Jesus, about to begin a new epoch of His life, His true life, bore witness by His immersion in water to His willingness to die, but at the same time to His certainty that He would rise again. He did not go down to the Jordan to cleanse Himself, but to show that His second life was beginning and that He will not die, but only seem to die, just as He only seemed to be purified by the waters of the Jordan.

THE DESERT

As soon as Jesus emerged from the water He went into the desert. From the multitude to solitude! Until then He had lived among the waters and the fields of Galilee and in the green meadows along the Jordan. Now He went up on the rocky mountains whence no springs arise, where no seed sprouts, where the only living creatures are snakes. Until then He had lived among the working men of Nazareth, among John's penitents; now He goes up on the solitary mountains where no human face is seen, where no human voice is heard. The New Man puts the desert between himself and humanity.

The person who says, "woe to the solitary!" only gives the measure of his own cowardice. Society is a sacrifice, meritorious in proportion to its hardness. For those rich in soul, solitude is a prize and not an expiation, a period of sure value, a time when inner beauty is created, a reconciliation with the absent. Only in solitude do we live with our peers, with those solitary souls who think the great-hearted thoughts which console us in the absence of other consolations.

The people who cannot endure solitude are the mediocre and the mean. They have nothing to offer, they are afraid of themselves, of their own emptiness. They are condemned to the eternal solitude of their own minds, a desolate inner desert where the poisonous plants of waste lands are the only things to grow. They are restless, unquiet, dejected when they can

not forget themselves in others, deafen themselves with the words of others. They delude themselves with the factitious life of others who are in their turn deluded by it. They cannot live without mingling, a passive atom, in the streams which overflow every morning from the sewers of the cities.

Jesus lived among men and He was to return among men because He loved them. But in the years to come He often hid Himself, to be alone, far even from His disciples. To love men, you need from time to time to depart from them: far from them, we draw near to them. The small soul remembers only the evil they have done him. His night is restless with bitterness and his mouth poisoned with anger. The great soul remembers benefits alone, and thankful for a few good deeds, forgets the great evils he has endured. Even those which were not pardoned at the moment are blotted out from his heart, and having renewed his original love for his brothers, he goes back to men.

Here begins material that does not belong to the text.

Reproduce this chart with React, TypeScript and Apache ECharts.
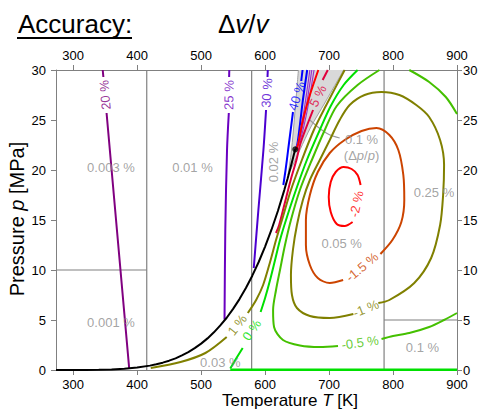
import React, { useEffect, useRef } from "react";
import * as echarts from "echarts";

const FONT = "'Liberation Sans', Arial, Helvetica, sans-serif";

// ---- axes ----
const xTicks = [300, 400, 500, 600, 700, 800, 900];
const tMin = 273.15;
const tMax = 900;

// ---- saturation curve [T K, p MPa] ----
const saturationCurve = [[273.16, 0.0006], [300, 0.0035], [320, 0.0106], [340, 0.0272], [360, 0.0622], [380, 0.129], [400, 0.2458], [420, 0.4373], [430, 0.5706], [440, 0.7334], [450, 0.9322], [460, 1.1687], [470, 1.466], [480, 1.7905], [490, 2.1861], [500, 2.6392], [510, 3.16], [520, 3.7651], [530, 4.46], [540, 5.2259], [550, 6.117], [560, 7.0879], [570, 8.2], [580, 9.43], [590, 10.8], [600, 12.345], [610, 14.03], [620, 15.901], [630, 17.99], [635, 19.11], [640, 20.3], [643, 21.04], [645, 21.55], [647.1, 22.064]];
const criticalPoint = [647.1, 22.064];

// ---- region boundaries ----
const boundaryLines = [
  [[415, 0], [415, 30]],
  [[579, 0], [579, 30]],
  [[786, 0], [786, 30]],
  [[273.15, 10], [415, 10]],
  [[786, 5], [900, 5]],
];
const wedgeLeft = [[652.1, 30], [648.2, 27], [644.3, 24], [640.4, 21.5], [635.8, 19.5]];
const wedgeRight = [[635.8, 19.5], [643.5, 20.5], [654.4, 22], [671.5, 24.3], [693.3, 26.7], [722.8, 30]];
const leaderLine = [[670, 25], [695.7, 23.7], [716.6, 23.2]];

// ---- isolines ----
const iso20 = [[[346.2, 30], [347.2, 29.3]], [[352.2, 25.7], [368.4, 14], [387.5, 0.2]]];
const iso25 = [[[544, 30], [543.8, 29.3]], [[543.3, 25.7], [540.5, 22], [537.8, 14], [536.6, 5.05]]];
const iso30 = [[[604.2, 30], [603.8, 29.3]], [[601.5, 26], [597.4, 22], [589.5, 16], [582.3, 10.2]]];
const iso40 = [[[658.6, 30], [656.5, 28.9]], [[643.6, 25.8], [639, 23.5], [636, 22], [632, 20], [628.5, 18.5]], [[665.8, 30], [659.1, 27], [654.4, 24.5], [650.5, 22.6], [648, 22.1]]];
const iso50 = [
  [[670, 30], [661, 26], [653, 23.2], [648.3, 22.1]],
  [[673, 30], [663.5, 26], [654.5, 23.2], [648.5, 22.1]],
  [[676.5, 30], [666, 26], [656, 23.2], [648.7, 22.1]],
];
const isoRed = [[[683.2, 30], [670, 27.5], [659.1, 25], [651.3, 22.5], [648.2, 22.05]]];
const iso5 = [[[698, 30], [690, 29]], [[675, 26], [664, 24.2], [655, 22.6], [649, 21], [640, 19], [630, 16.5], [622, 14.5], [617, 13.7]]];
const iso1 = [
  [[724.4, 30], [694.9, 26.4], [676.2, 24], [657.5, 21], [640.4, 18], [626.4, 15], [617.1, 13], [607.8, 10.8], [596.9, 8.5], [586, 7], [573, 5.7]],
  [[540, 3.3], [506.7, 1.7], [467.9, 0.8], [421.3, 0.2]],
];
const iso0 = [
  [[744.6, 30], [722.8, 28.5], [702.6, 26.4], [685.5, 24], [665.3, 21], [648.2, 18], [632.7, 15], [623.3, 13], [615.6, 11], [607.8, 9], [600, 7.2], [593, 5.8]],
  [[565, 2.2], [553.4, 1.0], [545.6, 0.15]],
];
const iso0Base = [[545.6, 0.03], [900, 0.03]];
const isoM05 = [
  [[778.8, 30], [744.6, 28.5], [712, 26.4], [693.3, 24], [673.1, 21], [654.4, 18], [640.4, 15], [631.1, 12.5], [623.3, 10], [617.1, 8], [612.5, 6], [614, 4.3], [628, 3], [654.4, 2.45], [685.5, 2.3], [714, 2.4]],
  [[782, 3.1], [800, 3.4], [825.4, 3.7], [856.5, 4.3], [879.8, 5.0], [900, 5.7]],
  [[825.4, 30], [856.5, 28.8], [882.5, 27.3], [900, 25.6]],
];
const isoM1 = [[[738, 5.6], [701.1, 5.2], [670, 5.4], [649.8, 6.2], [642, 7.5], [640.4, 9.5], [643.5, 12], [649.8, 14.5], [659.1, 17], [670, 19], [685.5, 21], [701.1, 23], [716.6, 25], [732.2, 26.5], [755.5, 27.5], [781.9, 27.8], [809.9, 27.5], [836.3, 26.5], [856.5, 25.3], [873.6, 23], [879.8, 20.5], [878.3, 17.5], [873.6, 14.5], [859.6, 11.2], [833.2, 8.7], [794.3, 7.0], [777, 6.7]]];
const isoM15 = [[[780.3, 11.6], [799, 13], [813, 14.8], [817.6, 17], [816.1, 19.5], [808.3, 22], [794.3, 23.5], [774.1, 24.2], [750.8, 23.9], [724.4, 23], [701.1, 21.7], [682.4, 19.8], [670, 17.5], [663.8, 15], [663.8, 12.5], [670, 10.5], [682.4, 9.2], [701.1, 8.7], [722, 9.0]]];
const isoM2 = [[[736.8, 14.8], [724.4, 14.4], [712, 14.6], [702.6, 15.8], [699.5, 17.3], [702.6, 18.8], [710.4, 19.8], [722.8, 20.3], [735.3, 20.1], [744.6, 19.5], [749.3, 18.5]]];

// ---- labels: [text, T, p, rotation, colour] ----
const contourLabels: [string, number, number, number, string][] = [
  ["20 %", 349.7, 27.5, 95, "#800080"],
  ["25 %", 543.5, 27.5, 89, "#6a00c0"],
  ["30 %", 602.8, 27.7, 86, "#4c00d0"],
  ["40 %", 649.5, 27.4, 72, "#0000ff"],
  ["5 %", 682.4, 27.4, 63, "#e0003c"],
  ["1 %", 556.5, 4.5, 52, "#808000"],
  ["0 %", 579, 4.0, 55, "#00e000"],
  ["-0.5 %", 748.5, 2.75, 8, "#44c000"],
  ["-1 %", 757.5, 6.15, 22, "#808000"],
  ["-1.5 %", 751.5, 10.3, 40, "#cc4400"],
  ["-2 %", 743, 16.6, 78, "#ff0000"],
];
const grayLabels: [string, number, number, number][] = [
  ["0.003 %", 359, 20.3, 0],
  ["0.01 %", 486.5, 20.3, 0],
  ["0.02 %", 612.4, 20.8, 90],
  ["0.1 %", 750.8, 23.1, 0],
  ["(Δ{i|p}/{i|p})", 750.8, 21.5, 0],
  ["0.25 %", 864, 17.8, 0],
  ["0.05 %", 719.7, 12.7, 0],
  ["0.001 %", 359, 4.8, 0],
  ["0.03 %", 530, 0.8, 0],
  ["0.1 %", 846, 2.27, 0],
];

const GRAY_TXT = "#8c8c8c";

function lineSeries(data: number[][], color: string, width = 2, smooth: number | boolean = 0.3, z = 3) {
  return {
    type: "line",
    data,
    xAxisIndex: 0,
    yAxisIndex: 0,
    symbol: "none",
    showSymbol: false,
    smooth,
    lineStyle: { color, width },
    z,
    silent: true,
    clip: true,
  };
}

function group(segs: number[][][], color: string, width = 2, smooth: number | boolean = 0.3, z = 3) {
  return segs.map((s) => lineSeries(s, color, width, smooth, z));
}

export default function App() {
  const ref = useRef<HTMLDivElement>(null);
  useEffect(() => {
    if (!ref.current) return;
    const chart = echarts.init(ref.current, undefined, { renderer: "svg" });
    const wedgePolygon = [...wedgeLeft, ...wedgeRight];
    const axisCommonX = (pos: string) => ({
      type: "value",
      min: tMin,
      max: tMax,
      position: pos,
      axisLine: { show: true, onZero: false, lineStyle: { color: "#808080", width: 1 } },
      axisTick: { show: true, customValues: xTicks, length: 5, lineStyle: { color: "#808080" } },
      axisLabel: { customValues: xTicks, color: "#000", fontSize: 13, fontFamily: FONT, margin: 8 },
      splitLine: { show: false },
    });
    const axisCommonY = (pos: string, margin: number) => ({
      type: "value",
      min: 0,
      max: 30,
      interval: 5,
      position: pos,
      axisLine: { show: true, onZero: false, lineStyle: { color: "#808080", width: 1 } },
      axisTick: { show: true, length: 5, lineStyle: { color: "#808080" } },
      axisLabel: { color: "#000", fontSize: 13, fontFamily: FONT, margin },
      splitLine: { show: false },
    });

    const series: any[] = [
      {
        type: "custom",
        coordinateSystem: "cartesian2d",
        xAxisIndex: 0,
        yAxisIndex: 0,
        data: [[650, 25]],
        silent: true,
        z: 1,
        renderItem: (params: any, api: any) => ({
          type: "polygon",
          shape: { points: wedgePolygon.map((p) => api.coord(p)) },
          style: { fill: "#d9d9d9", stroke: "none" },
        }),
      },
      ...group(boundaryLines, "#808080", 1.2, false, 2),
      lineSeries(wedgeLeft, "#a0a0a0", 1, 0.3, 2),
      lineSeries(wedgeRight, "#a0a0a0", 1, 0.3, 2),
      lineSeries(leaderLine, "#9a9a9a", 1.2, 0.4, 2),
      ...group(iso20, "#800080", 2, false),
      ...group(iso25, "#6a00c0", 2, 0.3),
      ...group(iso30, "#4c00d0", 2, 0.3),
      ...group(iso40, "#0000ff", 2, 0.3),
      ...group(iso50, "#9a33cc", 1.2, 0.3),
      ...group(isoRed, "#ff0000", 2, 0.3),
      ...group(iso5, "#e0003c", 2, 0.3),
      ...group(iso1, "#808000", 2, 0.3),
      ...group(iso0, "#00e000", 2, 0.3),
      lineSeries(iso0Base, "#00e000", 2.5, false),
      ...group(isoM05, "#44c000", 2, 0.3),
      ...group(isoM1, "#808000", 2, 0.3),
      ...group(isoM15, "#cc4400", 2, 0.3),
      ...group(isoM2, "#ff0000", 2, 0.3),
      lineSeries(saturationCurve, "#000000", 2, false, 5),
      {
        type: "scatter",
        data: [criticalPoint],
        symbolSize: 6,
        itemStyle: { color: "#000" },
        z: 6,
        silent: true,
      },
      {
        type: "scatter",
        symbolSize: 1,
        itemStyle: { color: "rgba(0,0,0,0)" },
        z: 8,
        silent: true,
        data: contourLabels.map(([text, T, p, rot, color]) => ({
          value: [T, p],
          label: { show: true, position: "inside", formatter: text, rotate: rot, color, fontSize: 13, fontFamily: FONT },
        })),
      },
      {
        type: "scatter",
        symbolSize: 1,
        itemStyle: { color: "rgba(0,0,0,0)" },
        z: 8,
        silent: true,
        data: grayLabels.map(([text, T, p, rot]) => ({
          value: [T, p],
          label: {
            show: true,
            position: "inside",
            formatter: text,
            rotate: rot,
            color: GRAY_TXT,
            fontSize: 13,
            fontFamily: FONT,
            rich: { i: { fontStyle: "italic", color: GRAY_TXT, fontSize: 13, fontFamily: FONT } },
          },
        })),
      },
    ];

    chart.setOption({
      animation: false,
      backgroundColor: "#ffffff",
      grid: { left: 56, right: 27, top: 70, bottom: 39, containLabel: false },
      xAxis: [axisCommonX("bottom"), axisCommonX("top")],
      yAxis: [axisCommonY("left", 10), axisCommonY("right", 6)],
      series,
      graphic: [
        {
          type: "text",
          x: 18,
          y: 24,
          style: { text: "Accuracy:", fontSize: 26, fontFamily: FONT, fill: "#000", align: "left", verticalAlign: "middle", textAlign: "left", textVerticalAlign: "middle" },
        },
        {
          type: "line",
          shape: { x1: 17, y1: 38, x2: 132, y2: 38 },
          style: { stroke: "#000", lineWidth: 2 },
        },
        {
          type: "text",
          x: 218,
          y: 24,
          style: {
            text: "Δ{i|v}/{i|v}",
            fontSize: 26,
            fontFamily: FONT,
            fill: "#000",
            align: "left",
            verticalAlign: "middle",
            textAlign: "left",
            textVerticalAlign: "middle",
            rich: { i: { fontStyle: "italic", fontSize: 26, fontFamily: FONT, fill: "#000" } },
          },
        },
        {
          type: "text",
          x: 17,
          y: 219,
          rotation: Math.PI / 2,
          style: {
            text: "Pressure {i|p} [MPa]",
            fontSize: 20,
            fontFamily: FONT,
            fill: "#000",
            align: "center",
            verticalAlign: "middle",
            textAlign: "center",
            textVerticalAlign: "middle",
            rich: { i: { fontStyle: "italic", fontSize: 20, fontFamily: FONT, fill: "#000" } },
          },
        },
        {
          type: "text",
          x: 290,
          y: 400,
          style: {
            text: "Temperature {i|T} [K]",
            fontSize: 17,
            fontFamily: FONT,
            fill: "#000",
            align: "center",
            verticalAlign: "middle",
            textAlign: "center",
            textVerticalAlign: "middle",
            rich: { i: { fontStyle: "italic", fontSize: 17, fontFamily: FONT, fill: "#000" } },
          },
        },
      ],
    });
    return () => chart.dispose();
  }, []);
  return <div ref={ref} style={{ position: "fixed", left: 0, top: 0, width: 484, height: 409 }} />;
}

For Jesus these forty days of solitude are the last of His preparation. For forty years the Jewish people (prophetic symbol of Christ) wandered in the desert before entering into the kingdom promised by God. For forty days Moses remained close to God to hear His laws; for forty days Elijah wandered in the desert fleeing the vengeance of the wicked queen.

So also the time allotted to the new liberator before announcing the promised kingdom was forty days of close communion with God to receive the supreme inspiration. But even in the desert He was not to be entirely alone: about Him throughout the vigil will be animals and angels; beings inferior to man and beings superior; those who pull man down and those who lift him up; beings all matter, beings all spirit.

Born an animal, man struggles to become an angel. He is matter changing by slow transmutation into spirit. If the animal gets the upper hand, man descends below the level of the beasts because he puts the remnants of his intelligence at the service of bestiality: if the angel conquers, man becomes the equal of angels, and instead of being a mere soldier in the army of God, partakes of divinity itself. But the fallen angel

condemned to wear the form of a beast is the astute and tenacious enemy of all men who wish to climb that height from which he was cast down. Jesus is the enemy of the material world, of the bestial life of the many. He was born into the world in order that beasts should become men, and men become angels. He was born to change the world and to conquer it, to fight with the king of the world, that enemy of God and of men, the malign, the suborner, the seducer. He was born to drive Satan from the earth as His father drove him from Heaven.

Therefore at the end of the forty days, Satan came into the desert to tempt his enemy.

THE ADVERSARY

Our slavery to matter is branded on our lives by the daily need of our bodies for food, and Jesus wished to conquer our slavery to matter. Whenever He shared human lives, He consented to eat and drink, because His friends did, because it is right to give to the flesh that which belongs to the flesh, and finally as a visible protest against the hypocritical fasts of the Pharisees. The last act of His earthly mission was a supper, but the first after His baptism was a fast. Alone where His abstinence could not shame His simple-hearted companions, where it could not be confused with ostentatious piety, He forgot to eat.

But after forty days He was hungry. Satan, tenacious and invisible, was waiting for this moment of material need, and seized on it. The Adversary spoke: "If thou be the Son of God command this stone that it be made bread."

The reproof was prompt: "It is written that man shall not live by bread alone, but by every word of God."

Satan did not admit a defeat, and from the top of a mountain showed Him all the kingdoms of the earth: "All this power will I give thee, and the glory of them: for that is delivered unto me; and to whomsoever I will I give it. If thou therefore wilt adore me, all shall be thine."